Shall I also mention that a single cgroup can contain multiple GPU 
clients, all using different GPUs with a different mix of the above 
listed challenges?

The main point is, should someone prove me wrong and come up a smarter 
way at some point in the future, then "drm.weight" as an ABI remains 
compatible and the improvement can happen completely under the hood. In 
the mean time users get external control, and _some_ ability to improve 
the user experience with the scenarios such as I described yesterday.

[...]
Yes agreed, and to re-stress out, the ABI as proposed does not preclude
changing from scanning to charging or whatever. The idea was for it to be
compatible in concept with the CPU controller and also avoid baking in the
controlling method to individual drivers.
[...]

But I submit to your point of rather not exposing this via cgroup API
for possible future refinements.

Ack.

Secondly, doing this in userspace would require the ability to get some sort
of an atomic snapshot of the whole tree hierarchy to account for changes in
layout of the tree and task migrations. Or some retry logic with some added
ABI fields to enable it.

Note, that the proposed implementation is succeptible to miscount due to
concurrent tree modifications and task migrations too (scanning may not
converge under frequent cgroup layout modifications, and migrating tasks
may be summed 0 or >1 times). While in-kernel implementation may assure
the snapshot view, it'd come at cost. (Read: since the mechanism isn't
precise anyway, I don't suggest a fully synchronized scanning.)

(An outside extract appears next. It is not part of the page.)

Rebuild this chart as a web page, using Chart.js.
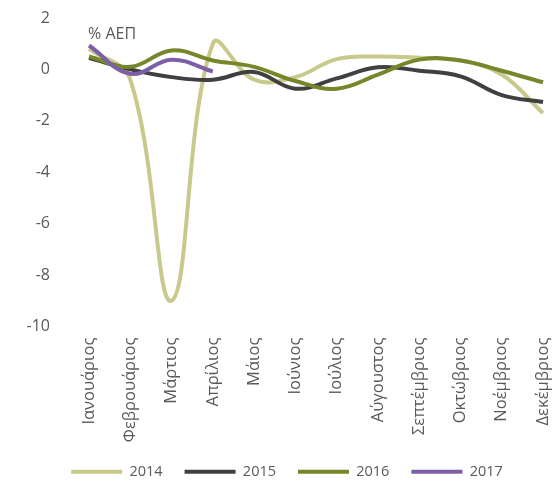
<!DOCTYPE html>
<html>
<head>
<meta charset="utf-8">
<script src="https://cdn.jsdelivr.net/npm/chart.js@4/dist/chart.umd.min.js"></script>
<style>
  body { margin: 0; background: #fff; }
</style>
</head>
<body>
<canvas id="gdpChart" width="553" height="486"></canvas>
<script>
const months = ['Ιανουάριος','Φεβρουάριος','Μάρτιος','Απρίλιος','Μάιος','Ιούνιος',
                'Ιούλιος','Αύγουστος','Σεπτέμβριος','Οκτώβριος','Νοέμβριος','Δεκέμβριος'];
const y2014 = [0.8, -0.4, -9.0, 1.0, -0.4, -0.3, 0.4, 0.5, 0.45, 0.35, -0.2, -1.7];
const y2015 = [0.45, 0.0, -0.3, -0.4, -0.1, -0.75, -0.35, 0.08, -0.05, -0.27, -1.0, -1.27];
const y2016 = [0.5, 0.1, 0.74, 0.35, 0.1, -0.45, -0.75, -0.2, 0.38, 0.35, -0.05, -0.5];
const y2017 = [0.93, -0.17, 0.38, -0.08];
const yTicks = [2, 0, -2, -4, -6, -8, -10];

const font = "'Open Sans', sans-serif";
const textColor = '#595959';

// "% ΑΕΠ" note in the top left corner of the plot
const unitLabel = {
    id: 'unitLabel',
    afterDraw(chart) {
        const c = chart.ctx;
        c.save();
        c.font = '16px ' + font;
        c.fillStyle = textColor;
        c.textBaseline = 'middle';
        c.fillText('% ΑΕΠ', chart.chartArea.left - 1, chart.chartArea.top + 16);
        c.restore();
    }
};

// the legend sits a little right of the canvas centre
const nudgeLegend = {
    id: 'nudgeLegend',
    afterLayout(chart) {
        chart.legend.left += 4;
        chart.legend.right += 4;
    }
};

const mkSet = (label, data, color, order) => ({
    label: label,
    data: data,
    borderColor: color,
    backgroundColor: color,
    borderWidth: 4,
    pointRadius: 0,
    tension: 0.4,
    fill: false,
    order: order
});

const ctx = document.getElementById('gdpChart').getContext('2d');
let gdpChart = new Chart(ctx, {
    type: 'line',
    data: {
        labels: months,
        datasets: [
            mkSet('2014', y2014, '#c9c98b', 4),
            mkSet('2015', y2015, '#404040', 3),
            mkSet('2016', y2016, '#77862a', 2),
            mkSet('2017', y2017, '#7d5fa8', 1)
        ]
    },
    options: {
        responsive: false,
        animation: false,
        layout: { padding: { top: 18, right: 10, left: 23, bottom: -3 } },
        plugins: {
            tooltip: { enabled: false },
            legend: {
                position: 'bottom',
                labels: {
                    color: textColor,
                    font: { family: font, size: 14.5 },
                    usePointStyle: true,
                    pointStyle: 'line',
                    pointStyleWidth: 51,
                    boxHeight: 4,
                    padding: 22,
                    sort: (a, b) => a.datasetIndex - b.datasetIndex
                }
            }
        },
        scales: {
            x: {
                offset: false,
                grid: { display: false, drawTicks: false },
                border: { display: false },
                ticks: {
                    color: textColor,
                    font: { family: font, size: 16.5 },
                    minRotation: 90,
                    maxRotation: 90,
                    autoSkip: false,
                    padding: 11
                },
                afterFit: axis => {
                    axis.height = 116;
                    axis.paddingLeft = 0;
                    axis.paddingRight = 0;
                }
            },
            y: {
                min: -10,
                max: 2,
                afterBuildTicks: axis => { axis.ticks = yTicks.map(v => ({ value: v })); },
                grid: { display: false, drawTicks: false },
                border: { display: false },
                ticks: {
                    color: textColor,
                    font: { family: font, size: 16 },
                    padding: 39
                },
                afterFit: axis => {
                    axis.width = 66;
                    axis.paddingTop = 0;
                    axis.paddingBottom = 0;
                }
            }
        }
    },
    plugins: [unitLabel, nudgeLegend]
});
</script>
</body>
</html>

The part that scanning may not converge in my _current implementation_ 
is true. For instance if clients would be constantly coming and going, 
for that I took a shortcut of not bothering to accumulate usage on 
process/client exit, and I just wait for a stable two periods to look at 
the current state. I reckon this is possibly okay for the real world.

Cgroup tree hierarchy modifications being the reason for not converging 
can also happen, but I thought I can hand wave that as not a realistic 
scenario. Perhaps I am not imaginative enough?

Under or over-accounting for migrating tasks I don't think can happen 
since I am explicitly handling that.

Regards,

Tvrtko